COLLECTED DATA:

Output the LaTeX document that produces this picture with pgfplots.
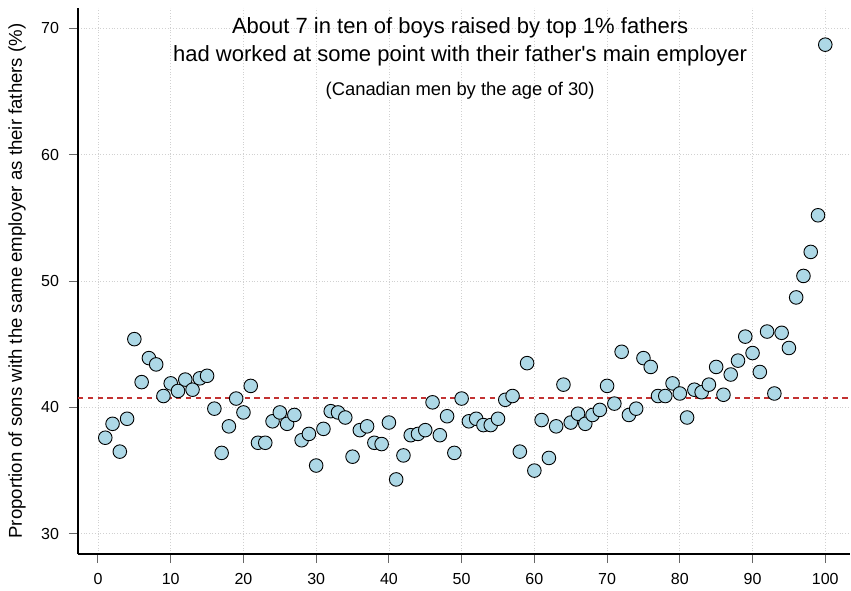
\documentclass[border=0pt]{standalone}
\usepackage{pgfplots}
\pgfplotsset{compat=1.18}
\usepackage{fontspec}
\setmainfont{Liberation Sans}
\definecolor{ptfill}{RGB}{173,216,230}
\definecolor{meanred}{RGB}{195,50,50}
\begin{document}
\begin{tikzpicture}
\useasboundingbox (-39pt,-18pt) rectangle (386.5pt,277pt);
\begin{axis}[
    at={(0,0)}, anchor=south west,
    scale only axis,
    width=386pt, height=273pt,
    xmin=-2.75, xmax=103.4,
    ymin=28.4, ymax=71.6,
    axis lines*=left,
    axis line style={black, line width=0.6pt},
    xtick={0,10,...,100},
    ytick={30,40,...,70},
    tick align=outside,
    major tick length=4.5pt,
    tick style={black!60, line width=0.5pt},
    grid=major,
    grid style={densely dotted, black!18, line width=0.4pt},
    ticklabel style={font=\fontsize{8}{9}\selectfont},
    yticklabel style={xshift=-1.5pt},
    xticklabel style={yshift=-1.5pt},
    /pgf/number format/assume math mode=true,
    ylabel={Proportion of sons with the same employer as their fathers (\%)},
    ylabel style={font=\fontsize{9.3}{10}\selectfont, at={(axis description cs:-0.079,0.5)}, anchor=center},
    clip=false,
]
\addplot[meanred, line width=0.7pt, dash pattern=on 2.7pt off 2.2pt, forget plot]
    coordinates {(-2.75,40.75)(103.4,40.75)};
\addplot[only marks, mark=*, mark size=3.4pt,
    mark options={fill=ptfill, draw=black, line width=0.45pt}]
    coordinates {
    (1,37.6)(2,38.7)(3,36.5)(4,39.1)(5,45.4)(6,42.0)(7,43.9)(8,43.4)(9,40.9)(10,41.9)
    (11,41.3)(12,42.2)(13,41.4)(14,42.3)(15,42.5)(16,39.9)(17,36.4)(18,38.5)(19,40.7)(20,39.6)
    (21,41.7)(22,37.2)(23,37.2)(24,38.9)(25,39.6)(26,38.7)(27,39.4)(28,37.4)(29,37.9)(30,35.4)
    (31,38.3)(32,39.7)(33,39.6)(34,39.2)(35,36.1)(36,38.2)(37,38.5)(38,37.2)(39,37.1)(40,38.8)
    (41,34.3)(42,36.2)(43,37.8)(44,37.9)(45,38.2)(46,40.4)(47,37.8)(48,39.3)(49,36.4)(50,40.7)
    (51,38.9)(52,39.1)(53,38.6)(54,38.6)(55,39.1)(56,40.6)(57,40.9)(58,36.5)(59,43.5)(60,35.0)
    (61,39.0)(62,36.0)(63,38.5)(64,41.8)(65,38.8)(66,39.5)(67,38.7)(68,39.4)(69,39.8)(70,41.7)
    (71,40.3)(72,44.4)(73,39.4)(74,39.9)(75,43.9)(76,43.2)(77,40.9)(78,40.9)(79,41.9)(80,41.1)
    (81,39.2)(82,41.4)(83,41.2)(84,41.8)(85,43.2)(86,41.0)(87,42.6)(88,43.7)(89,45.6)(90,44.3)
    (91,42.8)(92,46.0)(93,41.1)(94,45.9)(95,44.7)(96,48.7)(97,50.4)(98,52.3)(99,55.2)(100,68.7)
    };
\node[font=\fontsize{11}{12}\selectfont] at (rel axis cs:0.495,0.963) {About 7 in ten of boys raised by top 1\% fathers};
\node[font=\fontsize{11}{12}\selectfont] at (rel axis cs:0.495,0.913) {had worked at some point with their father\textquotesingle s main employer};
\node[font=\fontsize{9.2}{10}\selectfont] at (rel axis cs:0.495,0.848) {(Canadian men by the age of 30)};
\end{axis}
\end{tikzpicture}
\end{document}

WHAT THE EXERCISE ASKS:
Transcribe each line above verbatim, with the pictures left out.

TASK ANSWER:
Output the LaTeX document that produces this picture with pgfplots.
\documentclass[border=0pt]{standalone}
\usepackage{pgfplots}
\pgfplotsset{compat=1.18}
\usepackage{fontspec}
\setmainfont{Liberation Sans}
\definecolor{ptfill}{RGB}{173,216,230}
\definecolor{meanred}{RGB}{195,50,50}
\begin{document}
\begin{tikzpicture}
\useasboundingbox (-39pt,-18pt) rectangle (386.5pt,277pt);
\begin{axis}[
    at={(0,0)}, anchor=south west,
    scale only axis,
    width=386pt, height=273pt,
    xmin=-2.75, xmax=103.4,
    ymin=28.4, ymax=71.6,
    axis lines*=left,
    axis line style={black, line width=0.6pt},
    xtick={0,10,...,100},
    ytick={30,40,...,70},
    tick align=outside,
    major tick length=4.5pt,
    tick style={black!60, line width=0.5pt},
    grid=major,
    grid style={densely dotted, black!18, line width=0.4pt},
    ticklabel style={font=\fontsize{8}{9}\selectfont},
    yticklabel style={xshift=-1.5pt},
    xticklabel style={yshift=-1.5pt},
    /pgf/number format/assume math mode=true,
    ylabel={Proportion of sons with the same employer as their fathers (\%)},
    ylabel style={font=\fontsize{9.3}{10}\selectfont, at={(axis description cs:-0.079,0.5)}, anchor=center},
    clip=false,
]
\addplot[meanred, line width=0.7pt, dash pattern=on 2.7pt off 2.2pt, forget plot]
    coordinates {(-2.75,40.75)(103.4,40.75)};
\addplot[only marks, mark=*, mark size=3.4pt,
    mark options={fill=ptfill, draw=black, line width=0.45pt}]
    coordinates {
    (1,37.6)(2,38.7)(3,36.5)(4,39.1)(5,45.4)(6,42.0)(7,43.9)(8,43.4)(9,40.9)(10,41.9)
    (11,41.3)(12,42.2)(13,41.4)(14,42.3)(15,42.5)(16,39.9)(17,36.4)(18,38.5)(19,40.7)(20,39.6)
    (21,41.7)(22,37.2)(23,37.2)(24,38.9)(25,39.6)(26,38.7)(27,39.4)(28,37.4)(29,37.9)(30,35.4)
    (31,38.3)(32,39.7)(33,39.6)(34,39.2)(35,36.1)(36,38.2)(37,38.5)(38,37.2)(39,37.1)(40,38.8)
    (41,34.3)(42,36.2)(43,37.8)(44,37.9)(45,38.2)(46,40.4)(47,37.8)(48,39.3)(49,36.4)(50,40.7)
    (51,38.9)(52,39.1)(53,38.6)(54,38.6)(55,39.1)(56,40.6)(57,40.9)(58,36.5)(59,43.5)(60,35.0)
    (61,39.0)(62,36.0)(63,38.5)(64,41.8)(65,38.8)(66,39.5)(67,38.7)(68,39.4)(69,39.8)(70,41.7)
    (71,40.3)(72,44.4)(73,39.4)(74,39.9)(75,43.9)(76,43.2)(77,40.9)(78,40.9)(79,41.9)(80,41.1)
    (81,39.2)(82,41.4)(83,41.2)(84,41.8)(85,43.2)(86,41.0)(87,42.6)(88,43.7)(89,45.6)(90,44.3)
    (91,42.8)(92,46.0)(93,41.1)(94,45.9)(95,44.7)(96,48.7)(97,50.4)(98,52.3)(99,55.2)(100,68.7)
    };
\node[font=\fontsize{11}{12}\selectfont] at (rel axis cs:0.495,0.963) {About 7 in ten of boys raised by top 1\% fathers};
\node[font=\fontsize{11}{12}\selectfont] at (rel axis cs:0.495,0.913) {had worked at some point with their father\textquotesingle s main employer};
\node[font=\fontsize{9.2}{10}\selectfont] at (rel axis cs:0.495,0.848) {(Canadian men by the age of 30)};
\end{axis}
\end{tikzpicture}
\end{document}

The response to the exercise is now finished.